### Task inputs

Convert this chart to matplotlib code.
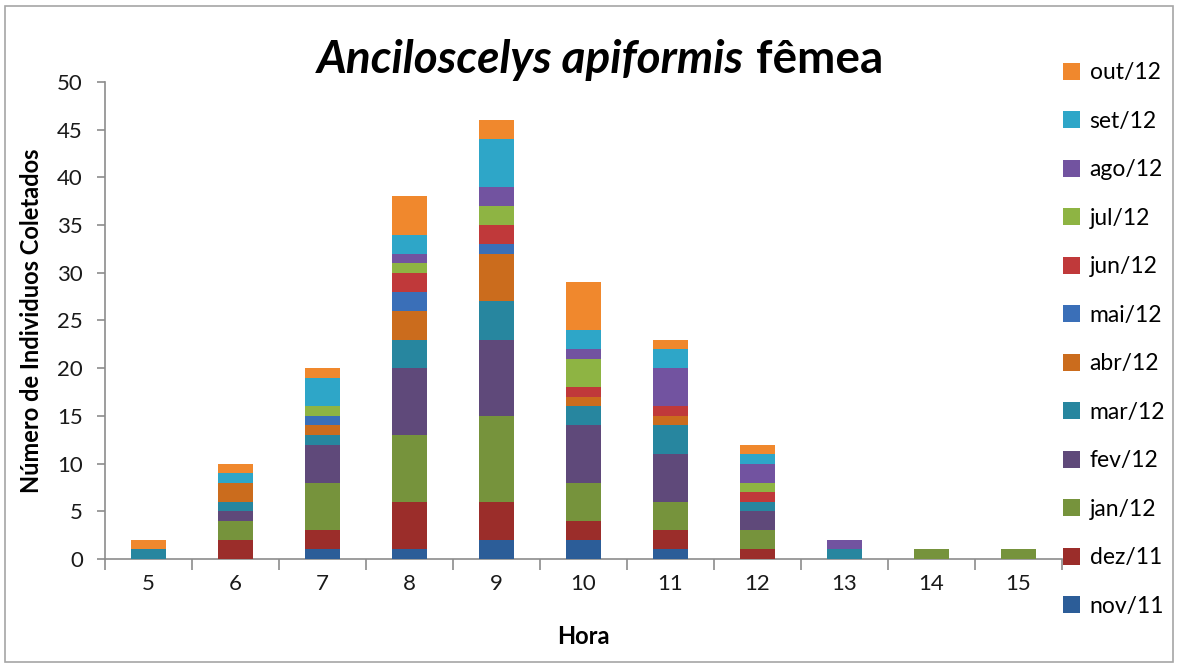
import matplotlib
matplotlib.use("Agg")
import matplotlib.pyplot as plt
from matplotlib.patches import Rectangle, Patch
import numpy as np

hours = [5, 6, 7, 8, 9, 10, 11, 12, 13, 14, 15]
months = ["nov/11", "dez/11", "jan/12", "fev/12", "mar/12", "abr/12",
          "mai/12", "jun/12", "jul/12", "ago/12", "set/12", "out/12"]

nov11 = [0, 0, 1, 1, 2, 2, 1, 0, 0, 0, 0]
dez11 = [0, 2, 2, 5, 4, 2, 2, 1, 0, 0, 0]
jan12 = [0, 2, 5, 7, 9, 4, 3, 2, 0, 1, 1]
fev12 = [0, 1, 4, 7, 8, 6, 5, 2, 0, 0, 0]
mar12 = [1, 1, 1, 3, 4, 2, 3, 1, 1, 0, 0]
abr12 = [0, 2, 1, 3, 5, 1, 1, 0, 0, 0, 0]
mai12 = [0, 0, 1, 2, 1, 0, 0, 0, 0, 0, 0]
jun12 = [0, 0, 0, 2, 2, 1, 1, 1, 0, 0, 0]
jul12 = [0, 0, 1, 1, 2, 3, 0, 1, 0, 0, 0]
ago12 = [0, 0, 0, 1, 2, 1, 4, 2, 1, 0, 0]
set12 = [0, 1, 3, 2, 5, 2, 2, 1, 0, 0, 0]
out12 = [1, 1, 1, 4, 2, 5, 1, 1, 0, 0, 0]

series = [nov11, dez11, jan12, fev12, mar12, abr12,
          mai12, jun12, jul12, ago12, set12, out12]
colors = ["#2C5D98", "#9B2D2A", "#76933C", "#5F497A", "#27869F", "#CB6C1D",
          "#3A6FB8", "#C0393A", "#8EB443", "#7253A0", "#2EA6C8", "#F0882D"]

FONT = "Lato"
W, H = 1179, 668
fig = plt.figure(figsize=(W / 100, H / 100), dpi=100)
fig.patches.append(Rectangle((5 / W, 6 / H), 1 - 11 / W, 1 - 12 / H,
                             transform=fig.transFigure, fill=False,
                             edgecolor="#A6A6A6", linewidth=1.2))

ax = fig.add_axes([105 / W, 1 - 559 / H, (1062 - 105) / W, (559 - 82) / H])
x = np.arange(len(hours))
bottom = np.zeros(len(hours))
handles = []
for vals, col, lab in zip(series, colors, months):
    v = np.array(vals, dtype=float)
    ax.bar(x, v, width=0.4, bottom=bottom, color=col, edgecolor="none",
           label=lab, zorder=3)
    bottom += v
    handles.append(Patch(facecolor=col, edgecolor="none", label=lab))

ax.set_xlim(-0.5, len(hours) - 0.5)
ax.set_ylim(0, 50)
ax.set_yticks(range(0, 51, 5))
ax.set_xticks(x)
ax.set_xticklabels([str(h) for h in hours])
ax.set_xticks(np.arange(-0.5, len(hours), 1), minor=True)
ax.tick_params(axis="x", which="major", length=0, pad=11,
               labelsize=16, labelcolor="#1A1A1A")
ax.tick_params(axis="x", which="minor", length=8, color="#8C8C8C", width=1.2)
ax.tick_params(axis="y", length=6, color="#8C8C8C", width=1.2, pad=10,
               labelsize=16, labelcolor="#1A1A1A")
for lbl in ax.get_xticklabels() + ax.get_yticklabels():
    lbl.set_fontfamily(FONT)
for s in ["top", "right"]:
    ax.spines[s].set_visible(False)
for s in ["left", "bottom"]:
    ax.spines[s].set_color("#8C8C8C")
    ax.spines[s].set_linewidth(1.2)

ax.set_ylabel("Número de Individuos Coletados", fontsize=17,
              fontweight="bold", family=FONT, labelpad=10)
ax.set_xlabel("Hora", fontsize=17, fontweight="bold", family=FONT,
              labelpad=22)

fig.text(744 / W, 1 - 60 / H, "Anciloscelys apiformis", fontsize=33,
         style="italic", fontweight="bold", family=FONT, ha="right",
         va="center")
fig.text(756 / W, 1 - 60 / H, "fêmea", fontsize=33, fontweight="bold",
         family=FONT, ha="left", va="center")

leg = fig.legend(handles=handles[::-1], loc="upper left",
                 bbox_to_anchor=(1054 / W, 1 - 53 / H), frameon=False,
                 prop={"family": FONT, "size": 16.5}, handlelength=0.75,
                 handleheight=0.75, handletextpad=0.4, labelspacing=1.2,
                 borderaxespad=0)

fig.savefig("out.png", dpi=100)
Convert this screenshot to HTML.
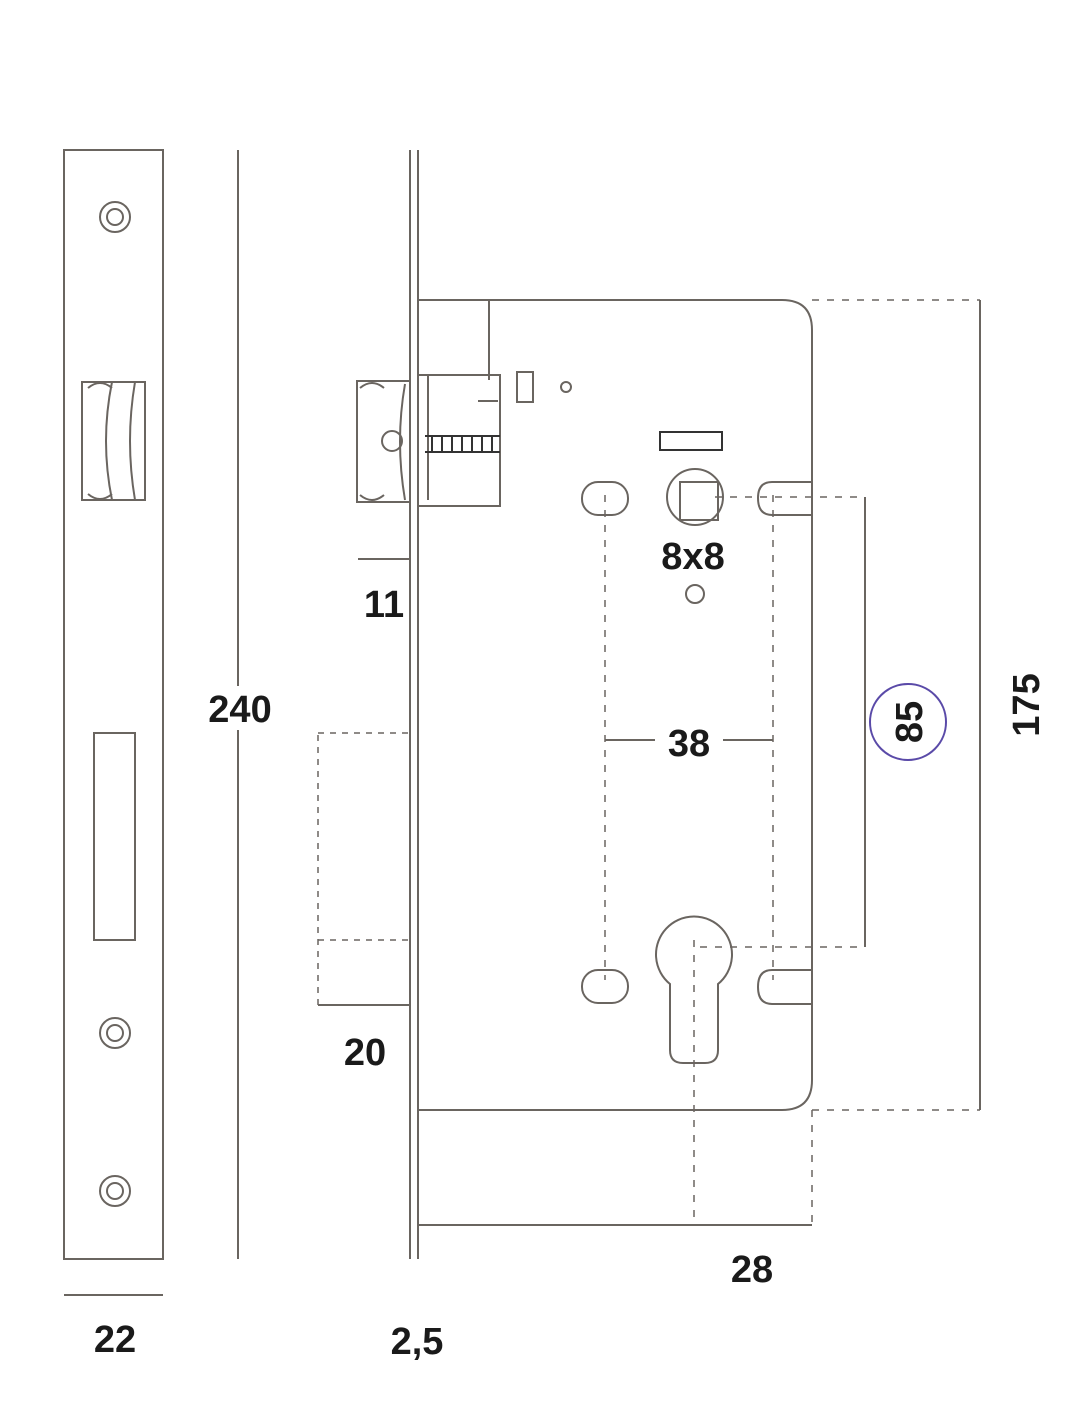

### Task objective
Set every line down exactly as written, leaving each picture out.

### Reply
Convert this chart to matplotlib code.
import matplotlib
matplotlib.use("Agg")
import matplotlib.pyplot as plt
from matplotlib.patches import Rectangle, Patch
import numpy as np

hours = [5, 6, 7, 8, 9, 10, 11, 12, 13, 14, 15]
months = ["nov/11", "dez/11", "jan/12", "fev/12", "mar/12", "abr/12",
          "mai/12", "jun/12", "jul/12", "ago/12", "set/12", "out/12"]

nov11 = [0, 0, 1, 1, 2, 2, 1, 0, 0, 0, 0]
dez11 = [0, 2, 2, 5, 4, 2, 2, 1, 0, 0, 0]
jan12 = [0, 2, 5, 7, 9, 4, 3, 2, 0, 1, 1]
fev12 = [0, 1, 4, 7, 8, 6, 5, 2, 0, 0, 0]
mar12 = [1, 1, 1, 3, 4, 2, 3, 1, 1, 0, 0]
abr12 = [0, 2, 1, 3, 5, 1, 1, 0, 0, 0, 0]
mai12 = [0, 0, 1, 2, 1, 0, 0, 0, 0, 0, 0]
jun12 = [0, 0, 0, 2, 2, 1, 1, 1, 0, 0, 0]
jul12 = [0, 0, 1, 1, 2, 3, 0, 1, 0, 0, 0]
ago12 = [0, 0, 0, 1, 2, 1, 4, 2, 1, 0, 0]
set12 = [0, 1, 3, 2, 5, 2, 2, 1, 0, 0, 0]
out12 = [1, 1, 1, 4, 2, 5, 1, 1, 0, 0, 0]

series = [nov11, dez11, jan12, fev12, mar12, abr12,
          mai12, jun12, jul12, ago12, set12, out12]
colors = ["#2C5D98", "#9B2D2A", "#76933C", "#5F497A", "#27869F", "#CB6C1D",
          "#3A6FB8", "#C0393A", "#8EB443", "#7253A0", "#2EA6C8", "#F0882D"]

FONT = "Lato"
W, H = 1179, 668
fig = plt.figure(figsize=(W / 100, H / 100), dpi=100)
fig.patches.append(Rectangle((5 / W, 6 / H), 1 - 11 / W, 1 - 12 / H,
                             transform=fig.transFigure, fill=False,
                             edgecolor="#A6A6A6", linewidth=1.2))

ax = fig.add_axes([105 / W, 1 - 559 / H, (1062 - 105) / W, (559 - 82) / H])
x = np.arange(len(hours))
bottom = np.zeros(len(hours))
handles = []
for vals, col, lab in zip(series, colors, months):
    v = np.array(vals, dtype=float)
    ax.bar(x, v, width=0.4, bottom=bottom, color=col, edgecolor="none",
           label=lab, zorder=3)
    bottom += v
    handles.append(Patch(facecolor=col, edgecolor="none", label=lab))

ax.set_xlim(-0.5, len(hours) - 0.5)
ax.set_ylim(0, 50)
ax.set_yticks(range(0, 51, 5))
ax.set_xticks(x)
ax.set_xticklabels([str(h) for h in hours])
ax.set_xticks(np.arange(-0.5, len(hours), 1), minor=True)
ax.tick_params(axis="x", which="major", length=0, pad=11,
               labelsize=16, labelcolor="#1A1A1A")
ax.tick_params(axis="x", which="minor", length=8, color="#8C8C8C", width=1.2)
ax.tick_params(axis="y", length=6, color="#8C8C8C", width=1.2, pad=10,
               labelsize=16, labelcolor="#1A1A1A")
for lbl in ax.get_xticklabels() + ax.get_yticklabels():
    lbl.set_fontfamily(FONT)
for s in ["top", "right"]:
    ax.spines[s].set_visible(False)
for s in ["left", "bottom"]:
    ax.spines[s].set_color("#8C8C8C")
    ax.spines[s].set_linewidth(1.2)

ax.set_ylabel("Número de Individuos Coletados", fontsize=17,
              fontweight="bold", family=FONT, labelpad=10)
ax.set_xlabel("Hora", fontsize=17, fontweight="bold", family=FONT,
              labelpad=22)

fig.text(744 / W, 1 - 60 / H, "Anciloscelys apiformis", fontsize=33,
         style="italic", fontweight="bold", family=FONT, ha="right",
         va="center")
fig.text(756 / W, 1 - 60 / H, "fêmea", fontsize=33, fontweight="bold",
         family=FONT, ha="left", va="center")

leg = fig.legend(handles=handles[::-1], loc="upper left",
                 bbox_to_anchor=(1054 / W, 1 - 53 / H), frameon=False,
                 prop={"family": FONT, "size": 16.5}, handlelength=0.75,
                 handleheight=0.75, handletextpad=0.4, labelspacing=1.2,
                 borderaxespad=0)

fig.savefig("out.png", dpi=100)
Convert this screenshot to HTML.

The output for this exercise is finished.